## Short task
Your copy of the material below should match it exactly, except that it holds no pictures.

»»

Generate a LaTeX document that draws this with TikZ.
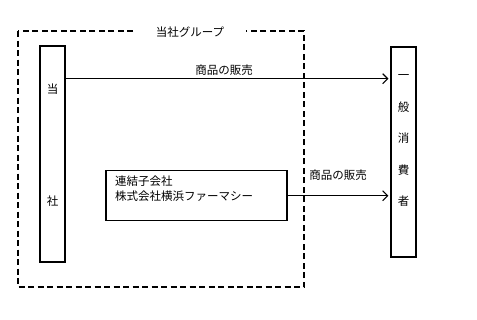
\documentclass[tikz,border=0pt]{standalone}
\usepackage{fontspec}
\setmainfont{Noto Sans CJK JP}
\usetikzlibrary{arrows.meta}
\begin{document}
\begin{tikzpicture}[x=1pt,y=-1pt,
  txt/.style={font=\fontsize{11.5}{14}\selectfont, inner sep=0pt},
  solidbox/.style={draw, line width=1.1pt, inner sep=0pt},
  grp/.style={draw, dash pattern=on 6pt off 3.5pt, line width=1.1pt},
  flow/.style={draw, line width=1.1pt, -{Straight Barb[length=5pt,width=10pt,line width=1.1pt]}, shorten >=2pt}]
\useasboundingbox (0,0) rectangle (477,319);
% group boundary
\coordinate (g1) at (18,31);
\coordinate (g2) at (304,287);
\draw[grp] (g1) rectangle (g2);
\node[txt, fill=white, inner xsep=22pt, inner ysep=3pt] (glabel) at (190,32) {当社グループ};
% left box
\node[solidbox, minimum width=25pt, minimum height=216pt] (tousha) at (52.5,154) {};
\node[txt] (c1) at (52.5,89) {当};
\node[txt] (c2) at (52.5,201) {社};
% right box
\node[solidbox, minimum width=25pt, minimum height=210pt] (cons) at (403.5,152) {};
\node[txt, font=\fontsize{11.5}{31.5}\selectfont, align=center] (constext) at (403.5,140.5) {一\\般\\消\\費\\者};
% subsidiary
\node[solidbox, minimum width=181pt, minimum height=50pt] (sub) at (196.5,195.7) {};
\node[txt, anchor=north west, align=left, font=\fontsize{11.5}{15}\selectfont] (subtext) at (115,176) {連結子会社\\株式会社横浜ファーマシー};
% arrows
\coordinate (a1s) at (tousha.east |- 0,78.7);
\coordinate (a1e) at (cons.west |- 0,78.7);
\draw[flow] (a1s) -- (a1e);
\node[txt] (l1) at (224,70) {商品の販売};
\coordinate (a2e) at (cons.west |- sub.east);
\draw[flow] (sub.east) -- (a2e);
\node[txt] (l2) at (338,175) {商品の販売};
\end{tikzpicture}
\end{document}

««

## Written response
Generate a LaTeX document that draws this with TikZ.
\documentclass[tikz,border=0pt]{standalone}
\usepackage{fontspec}
\setmainfont{Noto Sans CJK JP}
\usetikzlibrary{arrows.meta}
\begin{document}
\begin{tikzpicture}[x=1pt,y=-1pt,
  txt/.style={font=\fontsize{11.5}{14}\selectfont, inner sep=0pt},
  solidbox/.style={draw, line width=1.1pt, inner sep=0pt},
  grp/.style={draw, dash pattern=on 6pt off 3.5pt, line width=1.1pt},
  flow/.style={draw, line width=1.1pt, -{Straight Barb[length=5pt,width=10pt,line width=1.1pt]}, shorten >=2pt}]
\useasboundingbox (0,0) rectangle (477,319);
% group boundary
\coordinate (g1) at (18,31);
\coordinate (g2) at (304,287);
\draw[grp] (g1) rectangle (g2);
\node[txt, fill=white, inner xsep=22pt, inner ysep=3pt] (glabel) at (190,32) {当社グループ};
% left box
\node[solidbox, minimum width=25pt, minimum height=216pt] (tousha) at (52.5,154) {};
\node[txt] (c1) at (52.5,89) {当};
\node[txt] (c2) at (52.5,201) {社};
% right box
\node[solidbox, minimum width=25pt, minimum height=210pt] (cons) at (403.5,152) {};
\node[txt, font=\fontsize{11.5}{31.5}\selectfont, align=center] (constext) at (403.5,140.5) {一\\般\\消\\費\\者};
% subsidiary
\node[solidbox, minimum width=181pt, minimum height=50pt] (sub) at (196.5,195.7) {};
\node[txt, anchor=north west, align=left, font=\fontsize{11.5}{15}\selectfont] (subtext) at (115,176) {連結子会社\\株式会社横浜ファーマシー};
% arrows
\coordinate (a1s) at (tousha.east |- 0,78.7);
\coordinate (a1e) at (cons.west |- 0,78.7);
\draw[flow] (a1s) -- (a1e);
\node[txt] (l1) at (224,70) {商品の販売};
\coordinate (a2e) at (cons.west |- sub.east);
\draw[flow] (sub.east) -- (a2e);
\node[txt] (l2) at (338,175) {商品の販売};
\end{tikzpicture}
\end{document}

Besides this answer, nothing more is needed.